SOURCE MATERIAL:
## Begin

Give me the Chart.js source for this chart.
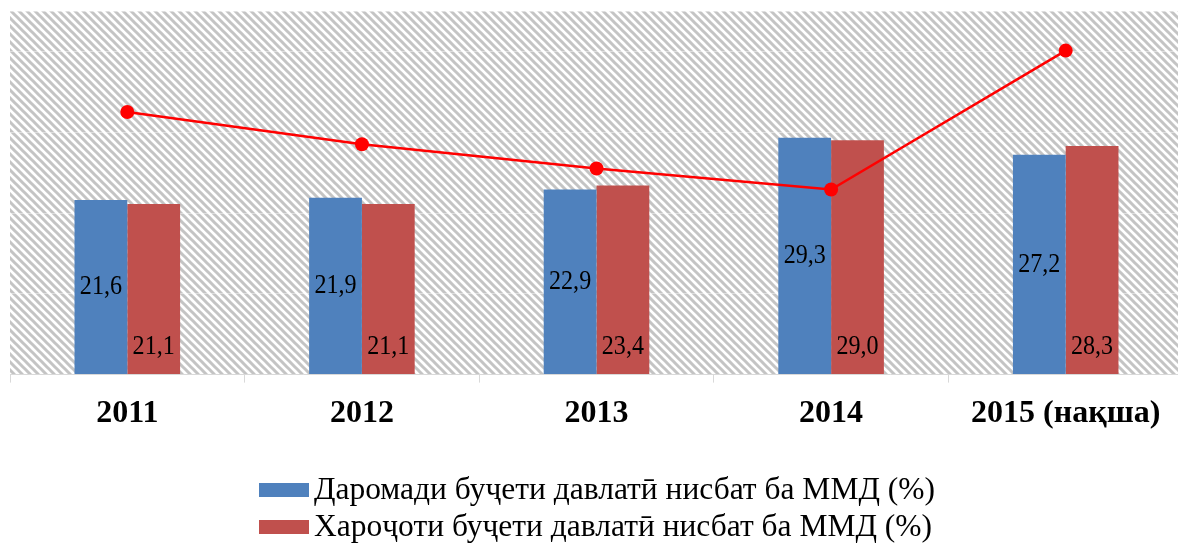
<!DOCTYPE html>
<html>
<head>
<meta charset="utf-8">
<script src="https://cdn.jsdelivr.net/npm/chart.js@4"></script>
<style>
  html, body { margin: 0; padding: 0; background: #fff; overflow: hidden; }
  #wrap { width: 1190px; height: 545px; }
</style>
</head>
<body>
<div id="wrap"><canvas id="graficoBuja"></canvas></div>
<script>
// Маълумот
var solho = ['2011', '2012', '2013', '2014', '2015 (нақша)'];
var daromadData = [21.6, 21.9, 22.9, 29.3, 27.2]; // Даромади буҷет
var harojotData = [21.1, 21.1, 23.4, 29.0, 28.3]; // Хароҷоти буҷет
var khatData = [32.5, 28.5, 25.5, 22.9, 40.1];   // хати сурх (бе тамға)
var nomho = ['Даромади буҷети давлатӣ нисбат ба ММД (%)', 'Хароҷоти буҷети давлатӣ нисбат ба ММД (%)'];
var rangho = ['#4f81bd', '#c0504d'];

var ctx = document.getElementById('graficoBuja').getContext('2d');

// hatched background of the plot area
function naqsh(c) {
    var t = document.createElement('canvas');
    t.width = 8; t.height = 8;
    var x = t.getContext('2d');
    x.fillStyle = '#ffffff';
    x.fillRect(0, 0, 8, 8);
    x.strokeStyle = '#c4c4c4';
    x.lineWidth = 3;
    x.beginPath();
    x.moveTo(-2, -2); x.lineTo(10, 10);
    x.moveTo(6, -2); x.lineTo(10, 2);
    x.moveTo(-2, 6); x.lineTo(2, 10);
    x.stroke();
    return c.createPattern(t, 'repeat');
}

var zaminaPlugin = {
    id: 'zamina',
    beforeDraw: function (chart) {
        var a = chart.chartArea, c = chart.ctx;
        c.save();
        c.fillStyle = naqsh(c);
        c.fillRect(a.left, a.top, a.right - a.left, a.bottom - a.top);
        c.restore();
    }
};

// value labels: blue in the middle, red at the base
var tamgaPlugin = {
    id: 'tamga',
    afterDatasetsDraw: function (chart) {
        var c = chart.ctx;
        c.save();
        c.font = '28px "Liberation Serif"';
        c.fillStyle = '#000';
        c.textAlign = 'center';
        c.textBaseline = 'middle';
        [1, 2].forEach(function (di) {
            var meta = chart.getDatasetMeta(di);
            var vals = chart.data.datasets[di].data;
            meta.data.forEach(function (bar, i) {
                var y = di === 1 ? (bar.y + bar.base) / 2 : bar.base - 27;
                c.save();
                c.translate(bar.x, y);
                c.scale(0.86, 1);
                c.fillText(vals[i].toFixed(1).replace('.', ','), 0, 0);
                c.restore();
            });
        });
        c.restore();
    }
};

// legend on two rows
var legendPlugin = {
    id: 'legendDuqator',
    afterDraw: function (chart) {
        var c = chart.ctx;
        c.save();
        c.font = '31.5px "Liberation Serif"';
        var w = 0;
        nomho.forEach(function (n) { w = Math.max(w, c.measureText(n).width); });
        var boxW = 50, boxH = 14, gap = 5;
        var x0 = Math.round((chart.chartArea.left + chart.chartArea.right) / 2 - (boxW + gap + w) / 2);
        var ys = [490, 527];
        c.textBaseline = 'middle';
        c.textAlign = 'left';
        nomho.forEach(function (n, i) {
            c.fillStyle = rangho[i];
            c.fillRect(x0, ys[i] - boxH / 2, boxW, boxH);
            c.fillStyle = '#000';
            c.fillText(n, x0 + boxW + gap, ys[i] + 1);
        });
        c.restore();
    }
};

var graficoBuja = new Chart(ctx, {
    type: 'bar',
    data: {
        labels: solho,
        datasets: [{
            type: 'line',
            label: 'хат',
            data: khatData,
            order: 0,
            borderColor: '#ff0000',
            backgroundColor: '#ff0000',
            borderWidth: 2.5,
            pointRadius: 7,
            pointBorderWidth: 0,
            pointBackgroundColor: '#ff0000',
            tension: 0
        }, {
            label: nomho[0],
            data: daromadData,
            order: 1,
            backgroundColor: rangho[0],
            categoryPercentage: 0.45,
            barPercentage: 1
        }, {
            label: nomho[1],
            data: harojotData,
            order: 1,
            backgroundColor: rangho[1],
            categoryPercentage: 0.45,
            barPercentage: 1
        }]
    },
    options: {
        responsive: true,
        maintainAspectRatio: false,
        animation: false,
        layout: {
            padding: { left: 10, right: 4, top: 11, bottom: 100 }
        },
        plugins: {
            legend: { display: false },
            tooltip: { enabled: false }
        },
        scales: {
            x: {
                grid: {
                    drawOnChartArea: false,
                    drawTicks: true,
                    tickLength: 8,
                    color: '#d9d9d9'
                },
                border: { color: '#d9d9d9' },
                ticks: {
                    color: '#000',
                    padding: 12,
                    font: { family: 'Liberation Serif', size: 32, weight: 'bold' }
                }
            },
            y: {
                min: 0,
                max: 45,
                ticks: { display: false, stepSize: 10 },
                grid: { color: 'rgba(255,255,255,0.45)', drawTicks: false },
                border: { display: false },
                afterFit: function (s) { s.width = 0; }
            }
        }
    },
    plugins: [zaminaPlugin, tamgaPlugin, legendPlugin]
});
</script>
</body>
</html>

## End

WHAT IS EXPECTED:
Working from the lines above, reproduce the material exactly and exclude its pictures.

EXPECTED ANSWER:
Give me the Chart.js source for this chart.
<!DOCTYPE html>
<html>
<head>
<meta charset="utf-8">
<script src="https://cdn.jsdelivr.net/npm/chart.js@4"></script>
<style>
  html, body { margin: 0; padding: 0; background: #fff; overflow: hidden; }
  #wrap { width: 1190px; height: 545px; }
</style>
</head>
<body>
<div id="wrap"><canvas id="graficoBuja"></canvas></div>
<script>
// Маълумот
var solho = ['2011', '2012', '2013', '2014', '2015 (нақша)'];
var daromadData = [21.6, 21.9, 22.9, 29.3, 27.2]; // Даромади буҷет
var harojotData = [21.1, 21.1, 23.4, 29.0, 28.3]; // Хароҷоти буҷет
var khatData = [32.5, 28.5, 25.5, 22.9, 40.1];   // хати сурх (бе тамға)
var nomho = ['Даромади буҷети давлатӣ нисбат ба ММД (%)', 'Хароҷоти буҷети давлатӣ нисбат ба ММД (%)'];
var rangho = ['#4f81bd', '#c0504d'];

var ctx = document.getElementById('graficoBuja').getContext('2d');

// hatched background of the plot area
function naqsh(c) {
    var t = document.createElement('canvas');
    t.width = 8; t.height = 8;
    var x = t.getContext('2d');
    x.fillStyle = '#ffffff';
    x.fillRect(0, 0, 8, 8);
    x.strokeStyle = '#c4c4c4';
    x.lineWidth = 3;
    x.beginPath();
    x.moveTo(-2, -2); x.lineTo(10, 10);
    x.moveTo(6, -2); x.lineTo(10, 2);
    x.moveTo(-2, 6); x.lineTo(2, 10);
    x.stroke();
    return c.createPattern(t, 'repeat');
}

var zaminaPlugin = {
    id: 'zamina',
    beforeDraw: function (chart) {
        var a = chart.chartArea, c = chart.ctx;
        c.save();
        c.fillStyle = naqsh(c);
        c.fillRect(a.left, a.top, a.right - a.left, a.bottom - a.top);
        c.restore();
    }
};

// value labels: blue in the middle, red at the base
var tamgaPlugin = {
    id: 'tamga',
    afterDatasetsDraw: function (chart) {
        var c = chart.ctx;
        c.save();
        c.font = '28px "Liberation Serif"';
        c.fillStyle = '#000';
        c.textAlign = 'center';
        c.textBaseline = 'middle';
        [1, 2].forEach(function (di) {
            var meta = chart.getDatasetMeta(di);
            var vals = chart.data.datasets[di].data;
            meta.data.forEach(function (bar, i) {
                var y = di === 1 ? (bar.y + bar.base) / 2 : bar.base - 27;
                c.save();
                c.translate(bar.x, y);
                c.scale(0.86, 1);
                c.fillText(vals[i].toFixed(1).replace('.', ','), 0, 0);
                c.restore();
            });
        });
        c.restore();
    }
};

// legend on two rows
var legendPlugin = {
    id: 'legendDuqator',
    afterDraw: function (chart) {
        var c = chart.ctx;
        c.save();
        c.font = '31.5px "Liberation Serif"';
        var w = 0;
        nomho.forEach(function (n) { w = Math.max(w, c.measureText(n).width); });
        var boxW = 50, boxH = 14, gap = 5;
        var x0 = Math.round((chart.chartArea.left + chart.chartArea.right) / 2 - (boxW + gap + w) / 2);
        var ys = [490, 527];
        c.textBaseline = 'middle';
        c.textAlign = 'left';
        nomho.forEach(function (n, i) {
            c.fillStyle = rangho[i];
            c.fillRect(x0, ys[i] - boxH / 2, boxW, boxH);
            c.fillStyle = '#000';
            c.fillText(n, x0 + boxW + gap, ys[i] + 1);
        });
        c.restore();
    }
};

var graficoBuja = new Chart(ctx, {
    type: 'bar',
    data: {
        labels: solho,
        datasets: [{
            type: 'line',
            label: 'хат',
            data: khatData,
            order: 0,
            borderColor: '#ff0000',
            backgroundColor: '#ff0000',
            borderWidth: 2.5,
            pointRadius: 7,
            pointBorderWidth: 0,
            pointBackgroundColor: '#ff0000',
            tension: 0
        }, {
            label: nomho[0],
            data: daromadData,
            order: 1,
            backgroundColor: rangho[0],
            categoryPercentage: 0.45,
            barPercentage: 1
        }, {
            label: nomho[1],
            data: harojotData,
            order: 1,
            backgroundColor: rangho[1],
            categoryPercentage: 0.45,
            barPercentage: 1
        }]
    },
    options: {
        responsive: true,
        maintainAspectRatio: false,
        animation: false,
        layout: {
            padding: { left: 10, right: 4, top: 11, bottom: 100 }
        },
        plugins: {
            legend: { display: false },
            tooltip: { enabled: false }
        },
        scales: {
            x: {
                grid: {
                    drawOnChartArea: false,
                    drawTicks: true,
                    tickLength: 8,
                    color: '#d9d9d9'
                },
                border: { color: '#d9d9d9' },
                ticks: {
                    color: '#000',
                    padding: 12,
                    font: { family: 'Liberation Serif', size: 32, weight: 'bold' }
                }
            },
            y: {
                min: 0,
                max: 45,
                ticks: { display: false, stepSize: 10 },
                grid: { color: 'rgba(255,255,255,0.45)', drawTicks: false },
                border: { display: false },
                afterFit: function (s) { s.width = 0; }
            }
        }
    },
    plugins: [zaminaPlugin, tamgaPlugin, legendPlugin]
});
</script>
</body>
</html>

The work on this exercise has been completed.